Commentary by David F. Larcker, James Irvin Miller Professor of Accounting & Director, Stanford GSB Corporate Governance Research Program; and Brian Tayan, Stanford GSB Case Writer, MBA ’03.
Much attention is paid to employee compensation contracts for their incentive value. The structure of compensation (in the form of salary, bonus, and equity grants) is important for the attraction, retention, and motivation of executives. Less clear is the incentive value that comes from indirect compensation and other perquisites.

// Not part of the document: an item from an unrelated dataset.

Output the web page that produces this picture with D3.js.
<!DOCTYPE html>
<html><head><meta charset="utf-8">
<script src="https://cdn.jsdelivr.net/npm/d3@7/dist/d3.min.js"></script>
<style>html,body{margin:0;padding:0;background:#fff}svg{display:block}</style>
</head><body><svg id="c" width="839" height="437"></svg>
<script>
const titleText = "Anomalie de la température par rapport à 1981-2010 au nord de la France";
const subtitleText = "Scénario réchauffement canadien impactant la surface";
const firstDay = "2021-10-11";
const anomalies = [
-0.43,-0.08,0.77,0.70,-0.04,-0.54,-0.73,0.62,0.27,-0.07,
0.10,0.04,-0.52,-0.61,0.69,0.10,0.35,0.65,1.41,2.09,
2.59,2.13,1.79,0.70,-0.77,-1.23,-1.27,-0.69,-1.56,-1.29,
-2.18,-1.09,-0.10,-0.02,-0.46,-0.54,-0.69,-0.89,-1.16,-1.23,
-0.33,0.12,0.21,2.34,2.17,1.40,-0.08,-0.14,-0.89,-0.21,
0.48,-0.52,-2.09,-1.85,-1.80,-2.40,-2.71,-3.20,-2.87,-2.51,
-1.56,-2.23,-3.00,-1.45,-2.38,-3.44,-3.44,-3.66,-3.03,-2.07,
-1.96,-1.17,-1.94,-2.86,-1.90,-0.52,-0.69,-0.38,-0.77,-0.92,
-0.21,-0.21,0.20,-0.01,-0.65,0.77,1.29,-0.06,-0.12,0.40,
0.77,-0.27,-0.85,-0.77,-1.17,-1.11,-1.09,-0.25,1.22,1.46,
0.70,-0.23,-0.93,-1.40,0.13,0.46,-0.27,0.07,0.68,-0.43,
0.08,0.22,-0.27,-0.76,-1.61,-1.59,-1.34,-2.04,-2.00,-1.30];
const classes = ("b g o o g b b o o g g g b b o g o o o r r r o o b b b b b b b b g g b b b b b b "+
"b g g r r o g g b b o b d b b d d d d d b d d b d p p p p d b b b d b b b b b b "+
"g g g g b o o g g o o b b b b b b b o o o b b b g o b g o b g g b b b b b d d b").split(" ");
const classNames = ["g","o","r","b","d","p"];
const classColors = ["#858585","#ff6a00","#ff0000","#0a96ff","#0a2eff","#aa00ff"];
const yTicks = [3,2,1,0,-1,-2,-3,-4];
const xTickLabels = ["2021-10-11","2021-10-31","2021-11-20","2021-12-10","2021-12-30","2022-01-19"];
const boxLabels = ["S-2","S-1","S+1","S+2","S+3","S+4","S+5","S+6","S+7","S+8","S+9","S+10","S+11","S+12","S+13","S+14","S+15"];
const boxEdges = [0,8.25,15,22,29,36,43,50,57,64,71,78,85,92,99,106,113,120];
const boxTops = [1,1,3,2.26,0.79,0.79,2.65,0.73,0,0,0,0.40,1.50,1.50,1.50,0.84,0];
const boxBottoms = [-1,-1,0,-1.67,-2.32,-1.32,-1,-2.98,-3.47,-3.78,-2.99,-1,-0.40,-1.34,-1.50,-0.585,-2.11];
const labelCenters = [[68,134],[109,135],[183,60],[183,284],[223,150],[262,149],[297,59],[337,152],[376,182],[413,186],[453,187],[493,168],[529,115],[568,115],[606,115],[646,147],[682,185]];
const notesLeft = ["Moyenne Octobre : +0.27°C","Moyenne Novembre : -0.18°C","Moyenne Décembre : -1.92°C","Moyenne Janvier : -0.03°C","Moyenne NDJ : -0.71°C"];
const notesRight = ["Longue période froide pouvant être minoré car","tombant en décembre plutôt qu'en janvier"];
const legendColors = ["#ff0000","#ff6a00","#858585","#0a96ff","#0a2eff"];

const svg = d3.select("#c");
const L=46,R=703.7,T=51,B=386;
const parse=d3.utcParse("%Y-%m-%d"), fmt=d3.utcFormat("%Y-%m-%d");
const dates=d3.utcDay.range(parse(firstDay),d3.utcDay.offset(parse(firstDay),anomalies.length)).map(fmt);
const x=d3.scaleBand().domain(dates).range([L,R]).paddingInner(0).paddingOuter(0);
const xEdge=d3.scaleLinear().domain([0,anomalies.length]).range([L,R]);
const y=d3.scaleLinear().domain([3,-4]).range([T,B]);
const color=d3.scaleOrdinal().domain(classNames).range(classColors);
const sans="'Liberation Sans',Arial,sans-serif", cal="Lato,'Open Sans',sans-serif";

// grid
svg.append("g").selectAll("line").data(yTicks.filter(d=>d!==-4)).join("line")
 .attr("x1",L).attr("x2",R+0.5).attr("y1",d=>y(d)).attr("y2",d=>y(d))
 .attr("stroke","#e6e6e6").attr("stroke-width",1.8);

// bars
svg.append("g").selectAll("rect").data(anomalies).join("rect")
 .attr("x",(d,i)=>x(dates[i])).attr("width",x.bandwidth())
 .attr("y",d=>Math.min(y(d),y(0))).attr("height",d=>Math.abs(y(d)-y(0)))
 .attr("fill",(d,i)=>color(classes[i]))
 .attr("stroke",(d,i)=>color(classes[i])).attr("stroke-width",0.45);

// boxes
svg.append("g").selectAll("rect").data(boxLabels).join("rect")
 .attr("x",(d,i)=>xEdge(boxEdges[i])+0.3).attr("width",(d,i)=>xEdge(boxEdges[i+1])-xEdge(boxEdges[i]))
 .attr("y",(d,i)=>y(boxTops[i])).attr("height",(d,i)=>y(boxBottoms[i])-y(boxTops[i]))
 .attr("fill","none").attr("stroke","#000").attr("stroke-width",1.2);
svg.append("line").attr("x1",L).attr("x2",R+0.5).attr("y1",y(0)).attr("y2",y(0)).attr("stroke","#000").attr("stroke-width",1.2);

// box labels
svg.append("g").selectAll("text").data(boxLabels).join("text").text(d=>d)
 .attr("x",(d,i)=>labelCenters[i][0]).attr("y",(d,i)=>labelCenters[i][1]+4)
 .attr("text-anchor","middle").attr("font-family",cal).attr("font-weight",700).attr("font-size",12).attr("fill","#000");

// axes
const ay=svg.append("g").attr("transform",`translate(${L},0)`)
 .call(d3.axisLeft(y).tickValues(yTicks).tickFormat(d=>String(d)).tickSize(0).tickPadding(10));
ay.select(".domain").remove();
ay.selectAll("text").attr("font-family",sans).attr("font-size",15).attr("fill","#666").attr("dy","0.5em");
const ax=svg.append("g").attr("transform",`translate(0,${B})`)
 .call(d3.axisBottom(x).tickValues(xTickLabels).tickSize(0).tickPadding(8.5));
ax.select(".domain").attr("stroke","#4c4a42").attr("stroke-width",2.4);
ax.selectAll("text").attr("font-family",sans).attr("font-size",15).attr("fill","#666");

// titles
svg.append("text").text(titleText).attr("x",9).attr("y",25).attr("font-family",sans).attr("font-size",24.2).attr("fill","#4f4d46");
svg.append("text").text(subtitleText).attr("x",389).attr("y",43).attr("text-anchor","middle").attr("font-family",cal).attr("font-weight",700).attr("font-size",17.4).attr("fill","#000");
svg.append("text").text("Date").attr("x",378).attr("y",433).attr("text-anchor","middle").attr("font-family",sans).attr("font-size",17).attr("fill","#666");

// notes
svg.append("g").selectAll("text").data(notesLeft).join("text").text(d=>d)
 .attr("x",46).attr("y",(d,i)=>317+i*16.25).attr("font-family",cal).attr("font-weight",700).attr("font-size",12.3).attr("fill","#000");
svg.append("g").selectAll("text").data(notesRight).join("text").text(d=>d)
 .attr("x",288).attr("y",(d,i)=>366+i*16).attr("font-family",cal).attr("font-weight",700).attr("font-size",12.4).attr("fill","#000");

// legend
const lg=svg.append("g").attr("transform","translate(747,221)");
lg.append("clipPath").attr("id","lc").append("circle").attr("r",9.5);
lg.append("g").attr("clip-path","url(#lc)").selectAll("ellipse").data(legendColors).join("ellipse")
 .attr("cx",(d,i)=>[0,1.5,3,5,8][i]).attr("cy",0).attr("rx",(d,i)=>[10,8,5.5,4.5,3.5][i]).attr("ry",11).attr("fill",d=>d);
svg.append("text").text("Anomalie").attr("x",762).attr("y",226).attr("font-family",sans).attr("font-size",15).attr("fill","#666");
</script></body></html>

Take, for example, Bally Technologies, a maker of casino equipment (primarily slot machines). In August 2009, the company revised the employment contract of CEO Richard Haddrill. Among the revisions:
-“Haddrill shall be entitled to a lump sum cash payment of $2,500,000 (the ‘Strategic Initiatives Bonus’) upon the first to occur of: (i) the achievement of certain strategic initiatives established by the Board of Directors on or before December 31, 2010 […], or (ii) a Change of Control occurring on or before December 31, 2010.

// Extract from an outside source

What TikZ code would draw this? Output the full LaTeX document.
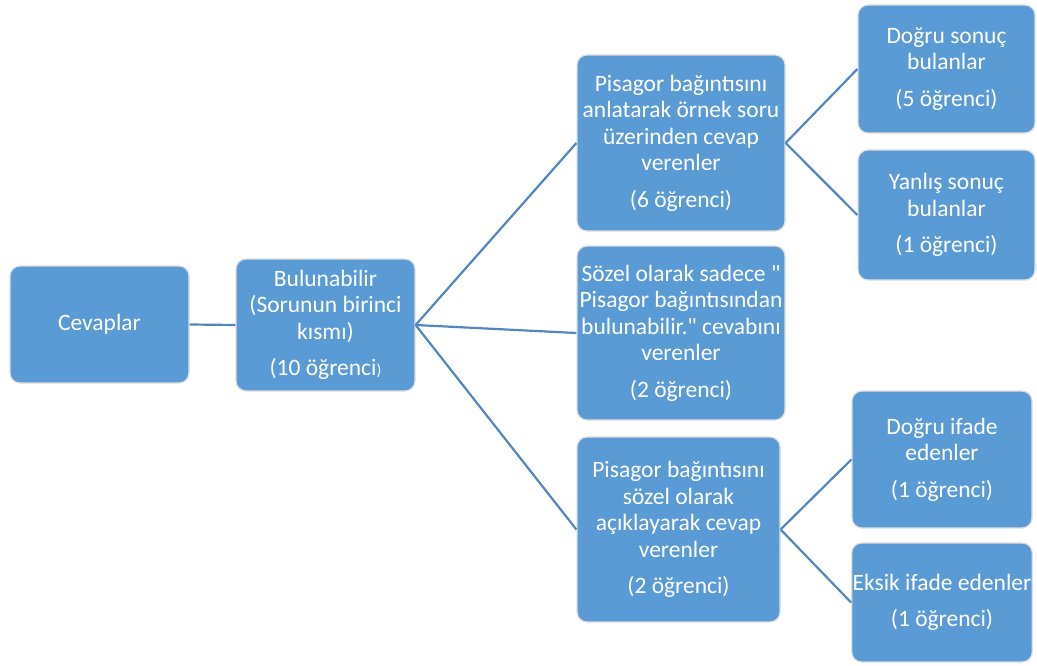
\documentclass[tikz,border=0pt]{standalone}
\usepackage{fontspec}
\setmainfont{Carlito}
% same face without the TeX quote mapping, for straight double quotes
\newfontfamily\straightq{Carlito}
\definecolor{boxfill}{HTML}{5B9BD5}
\definecolor{linkcol}{HTML}{5585C0}
\begin{document}
\begin{tikzpicture}[x=1pt,y=-1pt,
  box/.style={rounded corners=10pt, fill=boxfill, draw=black!13, line width=1.2pt,
    text=white, align=center, inner sep=1pt,
    font=\fontsize{23.5}{26.5}\selectfont},
  link/.style={draw=linkcol, line width=2.2pt}]
\useasboundingbox (0,0) rectangle (1037,666);

\node[box, minimum width=179pt, minimum height=117pt] (cev) at (99.5,324.5) {Cevaplar};
\node[box, minimum width=179pt, minimum height=132pt] (bul) at (325.5,325)
  {Bulunabilir\\(Sorunun birinci\\kısmı)\\[10pt](10 öğrenci{\fontsize{16}{16}\selectfont)}};
\node[box, minimum width=208pt, minimum height=176pt] (p1) at (681,143)
  {Pisagor bağıntısını\\anlatarak örnek soru\\üzerinden cevap\\verenler\\[10pt](6 öğrenci)};
\node[box, minimum width=208pt, minimum height=174pt] (soz) at (681,333)
  {Sözel olarak sadece {\straightq"}\\Pisagor bağıntısından\\bulunabilir.{\straightq"} cevabını\\verenler\\[10pt](2 öğrenci)};
\node[box, minimum width=203pt, minimum height=185pt] (p2) at (678.5,529.5)
  {Pisagor bağıntısını\\sözel olarak\\açıklayarak cevap\\verenler\\[10pt](2 öğrenci)};
\node[box, minimum width=177pt, minimum height=128pt] (dsn) at (946.5,69)
  {Doğru sonuç\\bulanlar\\[10pt](5 öğrenci)};
\node[box, minimum width=177pt, minimum height=130pt] (yan) at (946.5,215)
  {Yanlış sonuç\\bulanlar\\[10pt](1 öğrenci)};
\node[box, minimum width=180pt, minimum height=137pt] (dif) at (942,459.5)
  {Doğru ifade\\edenler\\[10pt](1 öğrenci)};
\node[box, minimum width=180pt, minimum height=119pt] (eks) at (942,602.5)
  {Eksik ifade edenler\\[10pt](1 öğrenci)};

\draw[link] (cev.east) -- (bul.west);
\draw[link] (bul.east) -- (p1.west);
\draw[link] (bul.east) -- (soz.west);
\draw[link] (bul.east) -- (p2.west);
\draw[link] (p1.east) -- (dsn.west);
\draw[link] (p1.east) -- (yan.west);
\draw[link] (p2.east) -- (dif.west);
\draw[link] (p2.east) -- (eks.west);
\end{tikzpicture}
\end{document}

-“The Company shall pay to Haddrill $998,000 and, if such Change of Control occurs on or before December 31, 2010, an additional payment equal to $1,996,000.”
What incentives are these amendments intended to provide? One obvious possibility is that the board wants to encourage the CEO to find a buyer for the company, or at least position it for a sale. A more cynical interpretation is that a potential buyer has already been identified and this is a sophisticated way of positioning the CEO to profit.